Brewers offseason preview: Set new plan in motion

Brewers are in rebuild mode.

Jeff Hanisch-USA TODAY Sports

The Milwaukee Brewers finished 2015 fourth in the NL Central, which was easily the best division in baseball this season. With the Cardinals, Pirates, and Cubs sporting the three best records in the major leagues, the Brewers served as punching bag alongside the Cincinnati Reds, who finished fifth.

Milwaukee’s 68-94 record was its worst since 2004 and marked a low point in a once-promising team trajectory. Just five seasons ago the team won the NL Central and was ousted in the NLCS by eventual World Series champion St. Louis Cardinals. Heck, just last year, the Brewers were one of the best teams in baseball until a spectacular collapse felled them to third place in the Central despite spending 133 game days in first place.

So what happened?

After 2014’s disappointing end and 2015’s disappointing start, it became apparent that the Brewers wouldn’t be able to compete with their current roster. Especially in such a stacked division. So they fired manager Ron Roenicke, replaced him with Craig Counsell, then dealt away 20 percent of their active roster at the non-waiver trade deadline.

And those were all good things. Brewers fans were happy. The beer was flowing and the cheese was … what does cheese do? Age? Whatever.

When the dust settled, the Brewers had traded Aramis Ramirez, Carlos Gomez (twice), Mike Fiers, Gerardo Parra and Jonathan Broxton and they got a huge haul of prospects in return – with the most promising being Astros top prospect outfielder Brett Phillips.

And they still have franchise cornerstones in Ryan Braun, Jonathan Lucroy and Bernie Brewer, some very good major leaguers in Khris Davis, Jean Segura, Adam Lind, and a solid bullpen.

That said, there’s plenty to be done this offseason for the Brew Crew. Here are a few things:


1. Shore up the rotation. The Brewers must address the rotation. In January they traded Yovani Gallardo, in July they traded Fiers, which left the team with Jimmy Nelson, Kyle Lohse, Matt Garza, Taylor Jungmann and Wily Peralta. A handful of starts from Tyler Cravy, Zach Davies and Ariel Pena was sprinkled in.

Nobody who started more than six games had an ERA lower than 3.77. Lohse, who started 22 games, finished with a 5.85 ERA, worst in baseball among starters with more than 20 starts.

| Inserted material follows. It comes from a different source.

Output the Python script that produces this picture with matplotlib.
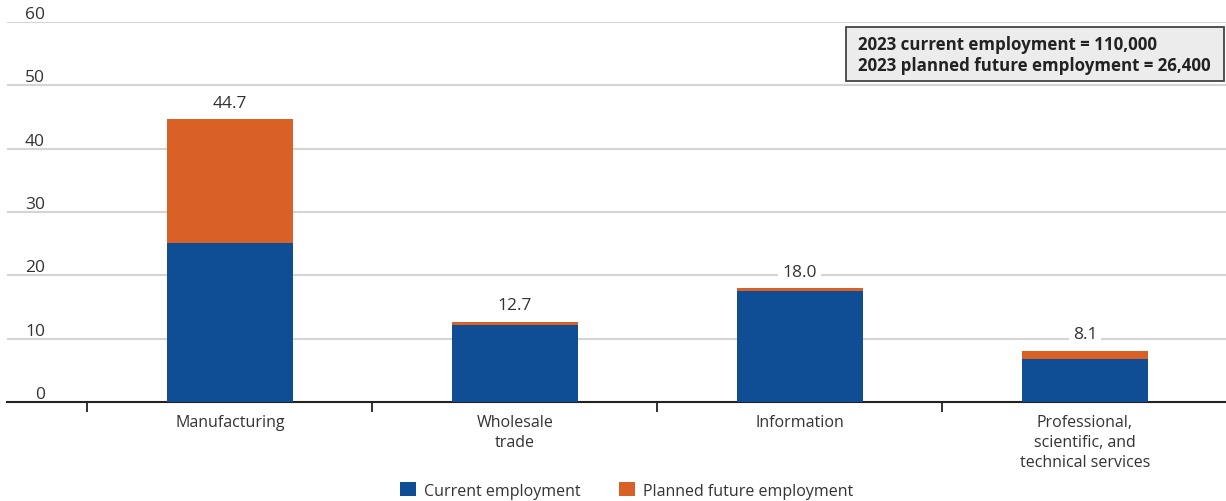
import numpy as np
import matplotlib
matplotlib.use("Agg")
import matplotlib.pyplot as plt
from matplotlib.patches import Patch, Rectangle
import matplotlib.transforms as mtransforms

plt.rcParams['font.family'] = ['Open Sans', 'DejaVu Sans']

# data (share of employment, %)
industries = ["Manufacturing", "Wholesale\ntrade", "Information",
              "Professional,\nscientific, and\ntechnical services"]
current = [25.1, 12.2, 17.6, 6.8]
planned = [19.6, 0.5, 0.4, 1.3]
totals = [44.7, 12.7, 18.0, 8.1]
yticks = [0, 10, 20, 30, 40, 50, 60]
box_lines = ["2023 current employment = 110,000",
             "2023 planned future employment = 26,400"]

blue = "#0f4d94"
orange = "#d96126"
txt = "#333333"

fig = plt.figure(figsize=(12.26, 5.02), dpi=100)
ax = fig.add_axes([7/1226, 99/502, 1219/1226, 380/502])

x = np.arange(len(industries))
ax.bar(x, current, width=0.44, color=blue, zorder=3)
ax.bar(x, planned, width=0.44, bottom=current, color=orange, zorder=3)

for xi, t in zip(x, totals):
    ax.text(xi, t + 1.3, "{:.1f}".format(t), ha="center", va="bottom",
            fontsize=12.5, color=txt, zorder=4,
            bbox=dict(facecolor="white", edgecolor="none", pad=3))

ax.set_xlim(-0.782, 3.495)
ax.set_ylim(0, 60)

# gridlines + y labels sitting above them
for v in yticks[1:]:
    ax.axhline(v, color="#d4d4d4", linewidth=1.5, zorder=1)
trans = mtransforms.blended_transform_factory(ax.transAxes, ax.transData)
for v in yticks:
    ax.text(38/1219, v + 0.02, str(v), transform=trans, ha="right", va="bottom",
            fontsize=12.5, color=txt, clip_on=False)

ax.set_yticks([])
for s in ["top", "right", "left"]:
    ax.spines[s].set_visible(False)
ax.spines["bottom"].set_color("#222222")
ax.spines["bottom"].set_linewidth(1.5)

# category boundaries as ticks, names centred under the bars
ax.set_xticks(x - 0.5)
ax.set_xticklabels([])
ax.tick_params(axis="x", which="major", direction="out", length=7, width=1.3, color="#222222")
ax.set_xticks(x, minor=True)
ax.set_xticklabels(industries, minor=True, fontsize=11.5, color=txt, linespacing=1.3)
ax.tick_params(axis="x", which="minor", length=0, pad=9)

# info box
fig.patches.append(Rectangle((846/1226, 1 - 82/502), 378/1226, 54/502,
                             transform=fig.transFigure, facecolor="#ececec",
                             edgecolor="#444444", linewidth=1.3, zorder=5))
for i, line in enumerate(box_lines):
    fig.text(858/1226, 1 - (45 + 21*i)/502, line, ha="left", va="center",
             fontsize=12.2, fontweight="bold", color="#222222", zorder=6)

handles = [Patch(facecolor=blue, label="Current employment"),
           Patch(facecolor=orange, label="Planned future employment")]
leg = fig.legend(handles=handles, loc="lower center", bbox_to_anchor=(0.511, -0.024),
                 ncol=2, frameon=False, fontsize=11.5, handlelength=1.0,
                 handleheight=1.0, handletextpad=0.5, columnspacing=2.4)
for t in leg.get_texts():
    t.set_color(txt)

fig.savefig("out.png", dpi=100)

The good news is only Garza has a terrible contract, and the Brewers don’t have much money committed to players at all next year. There’s room in the payroll to go out and get a decent free agent or there’s the opportunity in the rotation to not spend at all and see what you have in youngsters like Davies, who came over in the Parra trade. The Brewers have flexibility and some young arms that could pan out.

Whichever way the Brewers decide to go, the rotation needs to get better.

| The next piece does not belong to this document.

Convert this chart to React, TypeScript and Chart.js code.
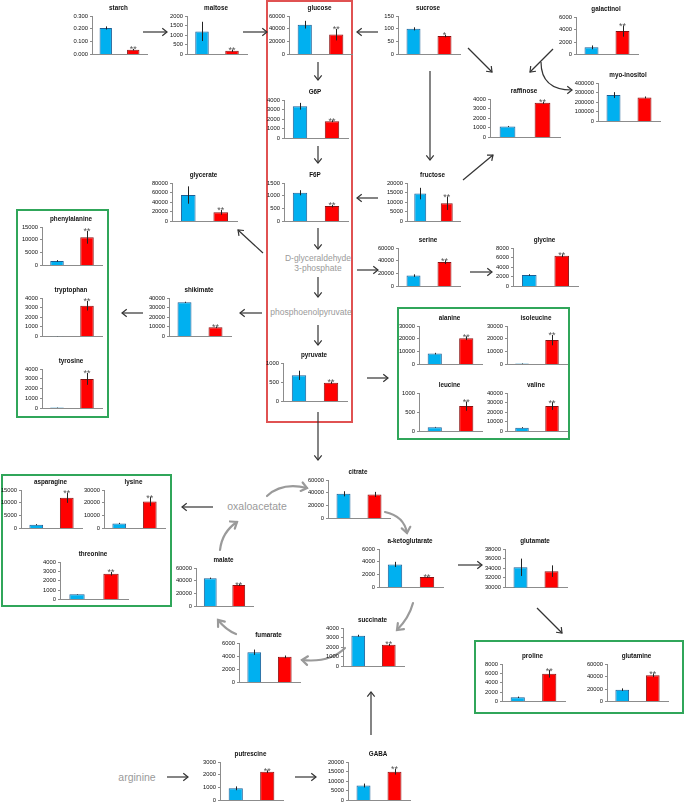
import React, { useEffect, useRef } from 'react';
import { Chart, registerables } from 'chart.js';

Chart.register(...registerables);

// ---------- data ----------
const metabolites = [
  'starch', 'maltose', 'glucose', 'sucrose', 'galactinol', 'myo-inositol', 'raffinose',
  'G6P', 'F6P', 'glycerate', 'fructose', 'phenylalanine', 'tryptophan', 'tyrosine',
  'serine', 'glycine', 'shikimate', 'pyruvate', 'alanine', 'isoleucine', 'leucine', 'valine',
  'asparagine', 'lysine', 'threonine', 'malate', 'citrate', 'a-ketoglutarate', 'succinate',
  'fumarate', 'glutamate', 'proline', 'glutamine', 'putrescine', 'GABA',
];
const controlMeans = [
  0.207, 1200, 46500, 100, 1150, 275000, 1150,
  3350, 1120, 55000, 14500, 1800, 30, 100,
  17000, 2400, 35500, 680, 8500, 800, 110, 4000,
  1500, 4000, 550, 44000, 38500, 3600, 3200,
  4600, 34200, 900, 19000, 950, 7800,
];
const controlErrors = [
  0.012, 500, 6000, 6, 300, 30000, 50,
  350, 100, 18000, 3000, 300, 10, 20,
  2000, 150, 600, 120, 600, 200, 10, 500,
  200, 400, 30, 1000, 4000, 400, 100,
  400, 1800, 150, 2000, 150, 1000,
];
const treatedMeans = [
  0.038, 200, 31000, 72, 3750, 250000, 3600,
  1800, 600, 19000, 9500, 11000, 3200, 3000,
  38000, 6400, 9500, 490, 20500, 19000, 660, 26500,
  12000, 21000, 2750, 33500, 37500, 1650, 2250,
  3900, 33400, 5900, 42000, 2250, 15000,
];
const treatedErrors = [
  0.006, 60, 9000, 5, 900, 10000, 100,
  100, 50, 5000, 3500, 2500, 500, 600,
  3000, 300, 800, 30, 1500, 4000, 120, 4000,
  2000, 3500, 200, 1500, 4000, 100, 100,
  200, 1200, 800, 3000, 100, 1500,
];
const significance = [
  '**', '**', '**', '*', '**', '', '**',
  '**', '**', '**', '**', '**', '**', '**',
  '**', '**', '**', '**', '**', '**', '**', '**',
  '**', '**', '**', '**', '', '**', '**',
  '', '', '**', '**', '**', '**',
];
const axisMin = [
  0, 0, 0, 0, 0, 0, 0,
  0, 0, 0, 0, 0, 0, 0,
  0, 0, 0, 0, 0, 0, 0, 0,
  0, 0, 0, 0, 0, 0, 0,
  0, 30000, 0, 0, 0, 0,
];
const axisMax = [
  0.3, 2000, 60000, 150, 6000, 400000, 4000,
  4000, 1500, 80000, 20000, 15000, 4000, 4000,
  60000, 8000, 40000, 1000, 30000, 30000, 1000, 40000,
  15000, 30000, 4000, 60000, 60000, 6000, 4000,
  6000, 38000, 8000, 60000, 3000, 20000,
];
const axisStep = [
  0.1, 500, 20000, 50, 2000, 100000, 1000,
  1000, 500, 20000, 5000, 5000, 1000, 1000,
  20000, 2000, 10000, 500, 10000, 10000, 500, 10000,
  5000, 10000, 1000, 20000, 20000, 2000, 1000,
  2000, 2000, 2000, 20000, 1000, 5000,
];

// ---------- layout (plot area: axis x, axis end x, top y, bottom y) ----------
const chartLayout = [
  [92, 147, 16, 57], [187, 247, 16, 57], [289, 352, 16, 57], [398, 460, 16, 57],
  [576, 638, 17, 57], [598, 660, 83, 124], [490, 560, 99, 140],
  [284, 348, 100, 141], [284, 348, 183, 224], [172, 237, 183, 224], [407, 460, 183, 224],
  [42, 102, 227, 268], [42, 102, 298, 339], [42, 102, 369, 411],
  [398, 460, 248, 289], [513, 578, 248, 289], [169, 231, 298, 339], [283, 347, 363, 404],
  [419, 482, 326, 367], [507, 567, 326, 367], [419, 482, 393, 434], [507, 567, 393, 434],
  [21, 82, 490, 531], [104, 165, 490, 531], [60, 128, 562, 602],
  [196, 253, 568, 609], [328, 390, 480, 521], [379, 443, 549, 590], [343, 404, 628, 669],
  [239, 300, 643, 685], [505, 567, 549, 590], [502, 565, 664, 704], [607, 668, 664, 704],
  [220, 283, 762, 803], [348, 410, 762, 803],
];

const straightArrows = [
  [143, 32, 167, 32], [243, 32, 267, 32], [378, 32, 357, 32], [318, 62, 318, 80],
  [430, 71, 430, 160], [468, 48, 492, 72], [553, 49, 530, 72], [463, 180, 493, 155],
  [318, 146, 318, 163], [378, 198, 357, 198], [318, 228, 318, 249], [263, 253, 238, 230],
  [357, 270, 378, 270], [470, 272, 492, 272], [318, 277, 318, 297], [262, 313, 240, 313],
  [143, 313, 122, 313], [318, 325, 318, 345], [367, 378, 388, 378], [318, 412, 318, 460],
  [458, 565, 482, 565], [537, 608, 562, 633], [371, 735, 371, 692], [167, 777, 188, 777],
  [295, 777, 316, 777], [213, 507, 182, 507],
];
const blackCurves = [[541, 62, 541, 90, 572, 90]];
const grayCurves = [
  [267, 496, 282, 482, 307, 488], [385, 512, 404, 516, 407, 533],
  [413, 603, 409, 618, 397, 630], [345, 648, 330, 663, 302, 660],
  [236, 634, 226, 630, 218, 620], [220, 550, 222, 532, 237, 522],
];
const redBox = [267, 1, 352, 422];
const greenBoxes = [
  [17, 210, 108, 417], [398, 308, 569, 439], [2, 475, 171, 606], [475, 641, 683, 713],
];
const grayLabels: [string, number, number, number][] = [
  ['D-glyceraldehyde', 318, 258, 8.5], ['3-phosphate', 318, 268, 8.5],
  ['phosphoenolpyruvate', 311, 312, 8.5], ['oxaloacetate', 257, 506, 10.5],
  ['arginine', 137, 777, 10.5],
];

// ---------- styles ----------
const FONT = '"Liberation Sans", Arial, Helvetica, sans-serif';
const BLUE = '#00B0F0';
const RED = '#FF0000';
const AXIS = '#8c8c8c';
const LABEL_W = 30;
const PAD_TOP = 18;
const PAD_RIGHT = 4;
const PAD_BOTTOM = 3;

function MiniChart({ i }: { i: number }) {
  const ref = useRef<HTMLCanvasElement | null>(null);
  const [ax, ex, top, bottom] = chartLayout[i];
  const w = LABEL_W + (ex - ax) + PAD_RIGHT;
  const h = PAD_TOP + (bottom - top) + PAD_BOTTOM;

  useEffect(() => {
    const means = [controlMeans[i], treatedMeans[i]];
    const errs = [controlErrors[i], treatedErrors[i]];
    const step = axisStep[i];
    const decorPlugin = {
      id: 'decor' + i,
      afterDatasetsDraw(chart: any) {
        const ctx = chart.ctx;
        const y = chart.scales.y;
        const meta = chart.getDatasetMeta(0);
        ctx.save();
        ctx.strokeStyle = '#222';
        ctx.lineWidth = 1;
        meta.data.forEach((bar: any, j: number) => {
          const x = Math.round(bar.x) + 0.5;
          ctx.beginPath();
          ctx.moveTo(x, y.getPixelForValue(Math.max(means[j] - errs[j], axisMin[i])));
          ctx.lineTo(x, y.getPixelForValue(means[j] + errs[j]));
          ctx.stroke();
        });
        if (significance[i]) {
          const bar = meta.data[1];
          ctx.fillStyle = '#555';
          ctx.font = `9px ${FONT}`;
          ctx.textAlign = 'center';
          ctx.textBaseline = 'alphabetic';
          ctx.fillText(significance[i], bar.x, y.getPixelForValue(means[1] + errs[1]) + 3.5);
        }
        const ca = chart.chartArea;
        ctx.fillStyle = '#111';
        ctx.font = `bold 6.3px ${FONT}`;
        ctx.textAlign = 'center';
        ctx.textBaseline = 'middle';
        ctx.fillText(metabolites[i], (ca.left + ca.right) / 2 - 1, ca.top - 8);
        ctx.restore();
      },
    };
    const chart = new Chart(ref.current as HTMLCanvasElement, {
      type: 'bar',
      data: {
        labels: ['control', 'treated'],
        datasets: [
          {
            data: means,
            backgroundColor: [BLUE, RED],
            borderColor: ['#1d5f96', '#8a1212'],
            borderWidth: 1,
            categoryPercentage: 1,
            barPercentage: 0.45,
          },
        ],
      },
      options: {
        responsive: false,
        animation: false,
        devicePixelRatio: 1,
        layout: { padding: { top: PAD_TOP, right: PAD_RIGHT, bottom: PAD_BOTTOM, left: 0 } },
        plugins: { legend: { display: false }, tooltip: { enabled: false }, title: { display: false } },
        scales: {
          x: {
            type: 'category',
            offset: true,
            grid: { display: false },
            ticks: { display: false },
            border: { color: AXIS, width: 1 },
            afterFit: (s: any) => { s.height = 0; },
          },
          y: {
            min: axisMin[i],
            max: axisMax[i],
            ticks: {
              stepSize: step,
              color: '#111',
              padding: 2,
              font: { size: 5.8, family: FONT },
              callback: (v: any) => (step < 1 ? Number(v).toFixed(3) : String(Math.round(Number(v)))),
            },
            grid: { drawOnChartArea: false, drawTicks: true, tickLength: 2, color: AXIS },
            border: { color: AXIS, width: 1 },
            afterFit: (s: any) => { s.width = LABEL_W; },
          },
        },
      },
      plugins: [decorPlugin],
    } as any);
    return () => chart.destroy();
  }, [i]);

  return (
    <canvas
      ref={ref}
      width={w}
      height={h}
      style={{ position: 'absolute', left: ax - LABEL_W, top: top - PAD_TOP, width: w, height: h }}
    />
  );
}

function chevron(x: number, y: number, dx: number, dy: number, len: number) {
  const l = Math.hypot(dx, dy) || 1;
  const ux = dx / l, uy = dy / l;
  const a = (38 * Math.PI) / 180;
  const r1x = ux * Math.cos(a) - uy * Math.sin(a), r1y = ux * Math.sin(a) + uy * Math.cos(a);
  const r2x = ux * Math.cos(-a) - uy * Math.sin(-a), r2y = ux * Math.sin(-a) + uy * Math.cos(-a);
  return `M${x - r1x * len},${y - r1y * len} L${x},${y} L${x - r2x * len},${y - r2y * len}`;
}

function Diagram() {
  return (
    <svg width={685} height={806} style={{ position: 'absolute', left: 0, top: 0 }}>
      <rect x={redBox[0]} y={redBox[1]} width={redBox[2] - redBox[0]} height={redBox[3] - redBox[1]}
        fill="none" stroke="#e05252" strokeWidth={2} />
      {greenBoxes.map((b, k) => (
        <rect key={k} x={b[0]} y={b[1]} width={b[2] - b[0]} height={b[3] - b[1]}
          fill="none" stroke="#30a65a" strokeWidth={2} />
      ))}
      {straightArrows.map((a, k) => (
        <g key={k} stroke="#333" strokeWidth={1.2} fill="none">
          <path d={`M${a[0]},${a[1]} L${a[2]},${a[3]}`} />
          <path d={chevron(a[2], a[3], a[2] - a[0], a[3] - a[1], 6)} />
        </g>
      ))}
      {blackCurves.map((c, k) => (
        <g key={k} stroke="#333" strokeWidth={1.2} fill="none">
          <path d={`M${c[0]},${c[1]} Q${c[2]},${c[3]} ${c[4]},${c[5]}`} />
          <path d={chevron(c[4], c[5], c[4] - c[2], c[5] - c[3], 6)} />
        </g>
      ))}
      {grayCurves.map((c, k) => (
        <g key={k} stroke="#9a9a9a" strokeWidth={2.2} fill="none" strokeLinecap="round">
          <path d={`M${c[0]},${c[1]} Q${c[2]},${c[3]} ${c[4]},${c[5]}`} />
          <path d={chevron(c[4], c[5], c[4] - c[2], c[5] - c[3], 7)} />
        </g>
      ))}
      {grayLabels.map((t, k) => (
        <text key={k} x={t[1]} y={t[2]} fontSize={t[3]} fill="#9a9a9a" textAnchor="middle"
          dominantBaseline="central" fontFamily={FONT}>{t[0]}</text>
      ))}
    </svg>
  );
}

export default function App() {
  return (
    <div style={{ position: 'absolute', left: 0, top: 0, width: 685, height: 806, background: '#fff', overflow: 'hidden' }}>
      <Diagram />
      {metabolites.map((_, i) => (
        <MiniChart key={i} i={i} />
      ))}
    </div>
  );
}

2. Find a center fielder. Now that Gomez is gone, the Brewers need to find his long-term replacement. The good news is that three of the organization’s top four prospects are outfielders, including Phillips, who profiles as a top-of-the-order center fielder. At 21, in his third year in the minors, he was named the Astros Minor League Player of the Year before coming to the Brewers in the Gomez deal. He may not be ready yet, and if that’s the case, Domingo Santana, who also came over in that deal, could be the top candidate.

Santana, 23, saw some late-season action at center and at right and turned in a .231/.345/.421 line with six homers in 145 plate appearances. One of these two guys could be the Brewers’ best bet.

3. Set the plan in motion. It’s apparent the wheels are already in motion, with front-office turnover, manager turnover and a fairly clean payroll for the near future. New management headed by general manager David Stearns, who replaced longtime GM Doug Melvin, needs to put his plan in place. He made his first significant addition to the front office by hiring Matt Arnold as vice president and assistant general manager, and there’s surely much more to come. Stearns most recently served as assistant to Astros general manager Jeff Luhnow. With the success of that organization’s recent rebuild, a similar one could be in line for Milwaukee, and the time to set it in motion is yesterday.